4 million hits are over all and are not unique. My favorite stat is the Page Views more so than unique IP's we globally get 2.5 mil page views per month with only 1.4 mil being views beyond the home page.
Unique IP's (After filtering) are about 5500 a month. I filter IP's to user name to compensate for Dial Up but this does not help for guest logins. Guest logins are only about 1% or less on average a day on dial up. I think that is because the site design is built around broadband and is painful on dial up. I do filter user_agents for spider,crawl and bot's but a few still sneak through on those numbers.
The 4 million hits do apply when we talk about browser percentages but does not apply for visitors that stay. It is just overall hits.
Our 2000 hits a day a are not unique hits. They are a total based on sessions lasting more than 2 minute and viewing more than 1 page. This total is a calculation based on ad views per IP and page views per IP on sessions over 2 minutes.
I am not trying to brag or anything I just like chatting about stats collection. Couple of boards I go to do this but my stats are way low for them. They don't understand catering to a small community.
Jeremy
October 12th, 2006, 03:39 PM
I would definitely take 100 actual logins to a niche site like a small town community over 1000 visitors to a generic site. Those boards that look down on your stats don't really understand what stats are about. If a web site caters to selling cars lists dealerships across the country, for example, and gets 1000 visitors per day, that's way less important than a site just about Maysville car dealerships that gets 10 visitors a day. Those 10 visitors to the Maysville car site are infinitely more qualified and likely to purchase a car than the 1000 generics at the other site. To really benefit from stats, you want to whittle them down as far as possible, and if you're still left with something interesting, it's more brow-raising and authentic than big numbers. Tell them if they really think they're all that, go and build a small town community site and get back with you :) They'll learn really quick.
tkcomer
October 12th, 2006, 05:10 PM
Have they figured out a way for Firefox to open videos at MSN’s website? Other than the right click and to open the page in IE? That’s about the only time I use IE. I like to watch some of their news commentator feeds and, ashamed to admit this, the stupid pet tricks.
Jeremy
October 12th, 2006, 05:17 PM
Sure, the way you watch videos at MSN using Firefox is that you go to Google instead : )

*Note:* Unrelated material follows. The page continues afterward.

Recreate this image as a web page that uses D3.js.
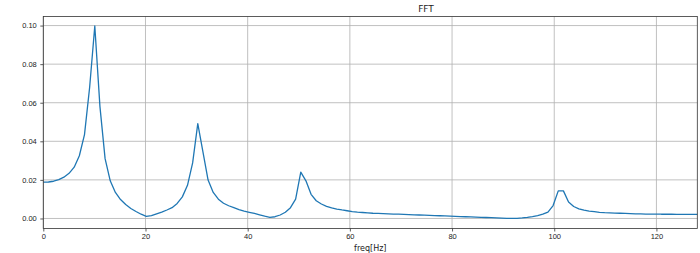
<!DOCTYPE html>
<html>
<head>
<meta charset="utf-8">
<script src="https://cdn.jsdelivr.net/npm/d3@7"></script>
<style>
  html, body { margin: 0; padding: 0; background: #fff; }
  svg { display: block; font-family: "DejaVu Sans", sans-serif; }
  .tick text { fill: #222; font-size: 7.5px; }
</style>
</head>
<body>
<div id="chart"></div>
<script>
// ── Data ──
const nyquist = 128;          // freq axis: linspace(0, 128, 128)
const amplitude = [
  0.0188, 0.0189, 0.0193, 0.0201, 0.0214, 0.0234, 0.0266, 0.0325, 0.0435, 0.0680,
  0.0998, 0.0580, 0.0310, 0.0195, 0.0135, 0.0098, 0.0072, 0.0052, 0.0036, 0.0022,
  0.0011, 0.0015, 0.0024, 0.0033, 0.0044, 0.0056, 0.0078, 0.0112, 0.0172, 0.0288,
  0.0492, 0.0345, 0.0199, 0.0135, 0.0100, 0.0079, 0.0066, 0.0056, 0.0046, 0.0038,
  0.0032, 0.0026, 0.0019, 0.0012, 0.0006, 0.0009, 0.0018, 0.0032, 0.0056, 0.0100,
  0.0240, 0.0195, 0.0125, 0.0092, 0.0075, 0.0063, 0.0055, 0.0049, 0.0044, 0.0040,
  0.0036, 0.0033, 0.0031, 0.0029, 0.0027, 0.0026, 0.0025, 0.0024, 0.0023, 0.0022,
  0.0021, 0.0020, 0.0019, 0.0018, 0.0017, 0.0016, 0.0015, 0.0014, 0.0013, 0.0012,
  0.0011, 0.0010, 0.0009, 0.0008, 0.0007, 0.0006, 0.0005, 0.0004, 0.0003, 0.0002,
  0.0001, 0.00005, 0.0001, 0.0003, 0.0006, 0.0010, 0.0015, 0.0022, 0.0033, 0.0067,
  0.0143, 0.0143, 0.0085, 0.0062, 0.0050, 0.0043, 0.0038, 0.0035, 0.0032, 0.0030,
  0.0029, 0.0028, 0.0027, 0.0026, 0.0025, 0.0024, 0.0024, 0.0023, 0.0023, 0.0023,
  0.0022, 0.0022, 0.0022, 0.0021, 0.0021, 0.0021, 0.0021, 0.0021
];
const freqs = amplitude.map((_, k) => k * nyquist / (amplitude.length - 1));
const xTicks = [0, 20, 40, 60, 80, 100, 120];
const yTicks = [0.00, 0.02, 0.04, 0.06, 0.08, 0.10];

// ── Layout ──
const W = 700, H = 253;
const margin = { top: 16.5, right: 2.7, bottom: 24.5, left: 43.3 };
const iw = W - margin.left - margin.right;
const ih = H - margin.top - margin.bottom;

const svg = d3.select('#chart').append('svg').attr('width', W).attr('height', H);
const g = svg.append('g').attr('transform', `translate(${margin.left},${margin.top})`);

const x = d3.scaleLinear().domain([0, nyquist]).range([0, iw]);
const y = d3.scaleLinear().domain([-0.0052, 0.1047]).range([ih, 0]);

// grid
g.append('g').selectAll('line').data(xTicks).join('line')
  .attr('x1', d => x(d)).attr('x2', d => x(d)).attr('y1', 0).attr('y2', ih)
  .attr('stroke', '#b0b0b0').attr('stroke-width', 0.8);
g.append('g').selectAll('line').data(yTicks).join('line')
  .attr('y1', d => y(d)).attr('y2', d => y(d)).attr('x1', 0).attr('x2', iw)
  .attr('stroke', '#b0b0b0').attr('stroke-width', 0.8);

// axes
const xAxis = g.append('g').attr('transform', `translate(0,${ih})`)
  .call(d3.axisBottom(x).tickValues(xTicks).tickSize(3).tickPadding(2.5).tickFormat(d3.format('d')));
const yAxis = g.append('g')
  .call(d3.axisLeft(y).tickValues(yTicks).tickSize(3).tickPadding(3.5).tickFormat(d3.format('.2f')));
[xAxis, yAxis].forEach(a => {
  a.select('.domain').remove();
  a.selectAll('.tick line').attr('stroke', '#333').attr('stroke-width', 0.8);
});

// line
g.append('path')
  .datum(amplitude)
  .attr('fill', 'none').attr('stroke', '#1f77b4').attr('stroke-width', 1.3)
  .attr('stroke-linejoin', 'round')
  .attr('d', d3.line().x((d, i) => x(freqs[i])).y(d => y(d)));

// frame
g.append('rect').attr('width', iw).attr('height', ih)
  .attr('fill', 'none').attr('stroke', '#333').attr('stroke-width', 0.8);

// labels
svg.append('text').attr('x', 426).attr('y', 11.5).attr('text-anchor', 'middle')
  .attr('font-size', '9px').attr('fill', '#222').text('FFT');
svg.append('text').attr('x', margin.left + iw / 2).attr('y', 250.5).attr('text-anchor', 'middle')
  .attr('font-size', '8px').attr('fill', '#222').text('freq[Hz]');
</script>
</body>
</html>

Same videos usually show up at all the video sites and Google, YouTube, etc. are all Flash based.
kcredden
October 12th, 2006, 06:23 PM
Jeremy: Thanks for the heads-up on this. I knew that 'hits' was an illusion, but didn't think about dynamic IP addresses too. So... :)
Anyway, still interesting. I can believe pretty much that FF is growing, and IE is dying. But what the percentages is, is another matter.
Mark Twain once said, "There's lies, ****ed lies, and statistics" or something like that. Stats for web sites are really hard to pin down as completely accurate as there's so many different ways to muck it up.
kcredden
October 12th, 2006, 06:26 PM
TK: I may have a solution finally for this for you. I'm testing out a new program called 'Sandboxie' that may help elimate or at least lessen the danger of using IE in Windows. Give me a bit more time, and I'll whip up a review, and HOW-TO on how to install, and set it up. I'm sort of in the same boat. Some of these companies, I do business with, insists that I use IE to access their web sites, even when I tell them I don't even HAVE IE on the system (the main system is Debian-linux based). (Have to get on the laptop to use IE...) it blows their mind, they have clients who don't use Windows religiously. :)
Have they figured out a way for Firefox to open videos at MSN’s website? Other than the right click and to open the page in IE? That’s about the only time I use IE. I like to watch some of their news commentator feeds and, ashamed to admit this, the stupid pet tricks.